The RAD750 single board computer manufactured by British Aerospace is a favourite of spacecraft designers, even at a cost of $200 000 per unit. The RAD750 has been used on board Curiosity, Juno, the Solar Dynamics Observatory, the Wide-field Infrared Survey Explorer, the Lunar Reconnaissance Orbiter, the Kepler habitable exoplanet observatory, the Fermi gamma-ray space telescope and the Mars Reconnaissance Orbiter.

Curiosity’s nuclear battery

The Curiosity rover that is the main part of the Mars Science Laboratory mission is very different from its predecessors Sojourner and the twin rovers Spirit & Opportunity.

L-R: Spirit/Opportunity, Sojourner and Curiosity.

L-R: The wheels of Sojourner, Spirit/Opportunity and Curiosity.

Curiosity is nearly twice as long as Spirit/Opportunity and has more than five times the mass; at 2.1 metres in height it is taller than most of the people that built it.

For me, the most interesting difference between Curiosity and the other Mars rovers is its power source. Both Sojourner and Spirit/Opportunity were powered by solar cells but Curiosity is powered by a radioisotope thermoelectric generator (RTG), in particular the Multi-Mission Radioisotope Thermoelectric Generator (MMRTG) built by Pratt & Whitney’s Rocketdyne division.

Curiosity‘s RTG is the large unit attached to the rover’s rear.

The main problem with using solar cells for power is that the cells only work during daylight hours and don’t function well at high latitudes where there is less sunlight; Spirit/Opportunity‘s cells only worked at full strength for about four hours per day, producing about 900 watt hours (about 3.2 megajoules) per day at best. Mars is covered in fine dust and dust covering solar panels was a problem for the Spirit and Opportunity rovers, though this dust was occasionally blown away by high winds.

Spirit‘s solar panels before and after a “cleaning event”.

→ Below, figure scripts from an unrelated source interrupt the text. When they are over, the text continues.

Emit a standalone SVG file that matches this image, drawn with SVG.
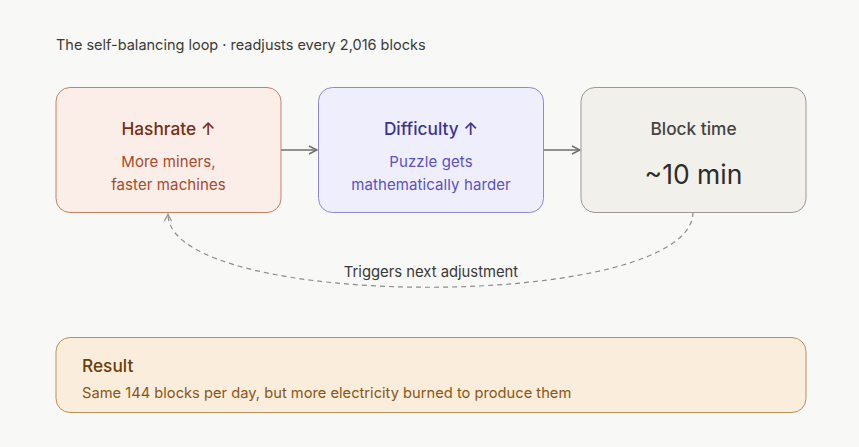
<svg xmlns="http://www.w3.org/2000/svg" width="859" height="447" viewBox="0 0 859 447">
<style>
text{font-family:Inter,"Noto Sans","Liberation Sans",sans-serif}
.t{font-size:17.3px;font-weight:500;text-anchor:middle}
.s{font-size:15px;text-anchor:middle;letter-spacing:0.1px}
.conn{stroke:#6f6f6b;stroke-width:1.5;fill:none}
</style>
<defs>
<marker id="ah" viewBox="0 0 10 10" refX="9" refY="5" markerWidth="10" markerHeight="10" markerUnits="userSpaceOnUse" orient="auto"><path d="M1 1L9 5L1 9" fill="none" stroke="#6f6f6b" stroke-width="1.5"/></marker>
<marker id="ahd" viewBox="0 0 10 10" refX="9" refY="5" markerWidth="9" markerHeight="9" markerUnits="userSpaceOnUse" orient="auto"><path d="M1 1L9 5L1 9" fill="none" stroke="#8c8c88" stroke-width="1.2"/></marker>
</defs>
<rect width="859" height="447" fill="#f8f8f6"/>
<text x="56" y="50" font-size="14.5" fill="#3a3a38">The self-balancing loop · readjusts every 2,016 blocks</text>
<g id="connectors">
<line class="conn" x1="281" y1="150" x2="317" y2="150" marker-end="url(#ah)"/>
<line class="conn" x1="543" y1="150" x2="580" y2="150" marker-end="url(#ah)"/>
<path d="M693 212C693 312 168 312 168 214" fill="none" stroke="#8c8c88" stroke-width="1.2" stroke-dasharray="5 4" marker-end="url(#ahd)"/>
<text x="431" y="277" font-size="14.8" text-anchor="middle" fill="#3a3a38">Triggers next adjustment</text>
</g>
<g id="hashrate">
<rect x="56" y="87.5" width="225" height="125" rx="14" fill="#fbede7" stroke="#c98068"/>
<text class="t" x="168.5" y="135" fill="#7a2f14">Hashrate ↑</text>
<text class="s" x="168.5" y="167" fill="#a84a2c">More miners,</text>
<text class="s" x="168.5" y="190" fill="#a84a2c">faster machines</text>
</g>
<g id="difficulty">
<rect x="318.5" y="87.5" width="225" height="125" rx="14" fill="#efeefd" stroke="#8d88dc"/>
<text class="t" x="431" y="135" fill="#3a3490">Difficulty ↑</text>
<text class="s" x="431" y="167" fill="#5b51c6">Puzzle gets</text>
<text class="s" x="431" y="190" fill="#5b51c6">mathematically harder</text>
</g>
<g id="blocktime">
<rect x="581" y="87.5" width="225" height="125" rx="14" fill="#f2f0ea" stroke="#9a9994"/>
<text class="t" x="693.5" y="135" font-weight="400" fill="#444442">Block time</text>
<text x="693.5" y="184" font-size="26.5" text-anchor="middle" fill="#2c2c2a">~10 min</text>
</g>
<g id="result">
<rect x="56" y="337.5" width="750" height="75" rx="14" fill="#faeddb" stroke="#b8925c"/>
<text x="82" y="372" font-size="17.3" font-weight="500" fill="#6a3d0d">Result</text>
<text x="82" y="398" font-size="14.7" fill="#8c5517">Same 144 blocks per day, but more electricity burned to produce them</text>
</g>
</svg>
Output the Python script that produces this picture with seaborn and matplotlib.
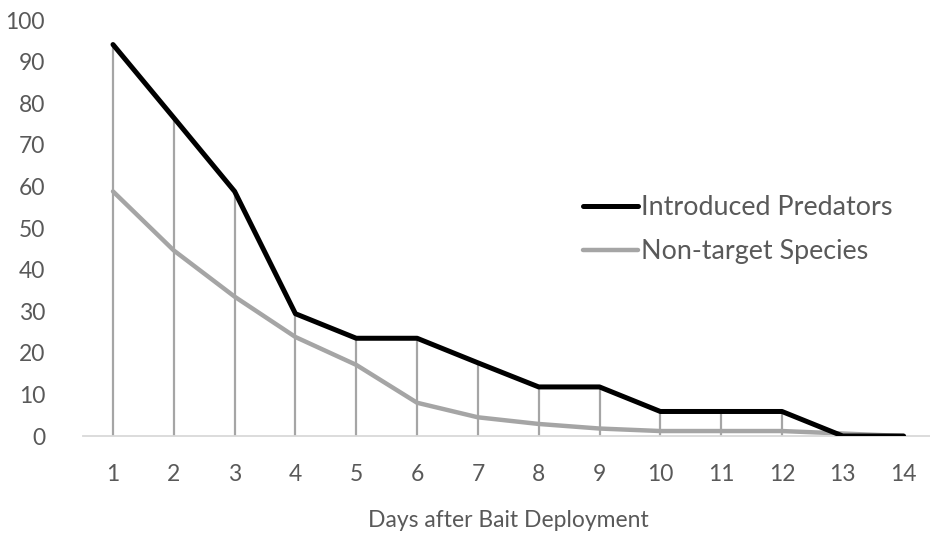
import numpy as np
import pandas as pd
import matplotlib.pyplot as plt
import seaborn as sns

days = list(range(1, 15))
introduced_predators = [94.1, 76.5, 58.8, 29.4, 23.5, 23.5, 17.6, 11.8, 11.8, 5.9, 5.9, 5.9, 0, 0]
non_target_species = [58.8, 44.6, 33.5, 23.8, 17.1, 8.0, 4.5, 2.9, 1.8, 1.2, 1.2, 1.2, 0.6, 0]

df = pd.DataFrame({"day": days,
                   "Introduced Predators": introduced_predators,
                   "Non-target Species": non_target_species})

sns.set_style("white")
plt.rcParams['font.family'] = ['Lato', 'DejaVu Sans']

fig = plt.figure(figsize=(9.3, 5.35), dpi=100)
ax = fig.add_axes([0.0888, 0.185, 0.9155, 0.7776])

# drop lines from the highest series down to the axis
tops = np.maximum(df["Introduced Predators"], df["Non-target Species"])
ax.vlines(df["day"], 0, tops, color="#A5A5A5", linewidth=1.6, zorder=1)

sns.lineplot(data=df, x="day", y="Introduced Predators", color="black",
             linewidth=3.6, label="Introduced Predators", ax=ax, zorder=3)
sns.lineplot(data=df, x="day", y="Non-target Species", color="#A5A5A5",
             linewidth=3.2, label="Non-target Species", ax=ax, zorder=2)

ax.set_xlim(0.5, 14.5)
ax.set_ylim(0, 100)
ax.set_xticks(days)
ax.set_yticks(range(0, 101, 10))
ax.tick_params(axis="both", length=0, labelsize=16.5, labelcolor="#595959")
ax.tick_params(axis="x", pad=20)
ax.tick_params(axis="y", pad=27)
ax.set_xlabel("Days after Bait Deployment", fontsize=16.5, color="#595959", labelpad=18)
ax.set_ylabel("")

for side in ["top", "right", "left"]:
    ax.spines[side].set_visible(False)
ax.spines["bottom"].set_color("#D9D9D9")
ax.spines["bottom"].set_linewidth(1.3)

leg = ax.legend(loc="upper left", bbox_to_anchor=(583 / 930, 1 - 195 / 535),
                bbox_transform=fig.transFigure, frameon=False, fontsize=19.4,
                borderpad=0, borderaxespad=0,
                handlelength=2.05, handletextpad=0.1, labelspacing=0.72)
for t in leg.get_texts():
    t.set_color("#595959")

fig.savefig("out.png", dpi=100)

RTGs work via the Seebeck effect, where a difference in temperature between between the two junctions of a thermocouple cause an electric current to be produced. The heat source in an RTG is the decay of a radioactive isotope; in the case of most RTGs this isotope is plutonium-238 in the form of plutonium dioxide. Pu-238 is a nearly pure alpha emitter and therefore requires only minimal shielding.

A pellet of 238PuO2 glows red hot from internal radioactive decay.

The MMRTG uses 32 marshmallow-sized plutonium pellets and will initially produce about 125 watts of electrical power (from 2000 watts of thermal power), but this will drop off over time as the plutonium decays. The MMRTG will consistently produce about 2500 watt hours of electricity per day compared with Spirit/Opportunity‘s average of 600 Wh and this will enable Curiosity to operate in all seasons and at all times of day.

Curiosity’s MMRTG before installation.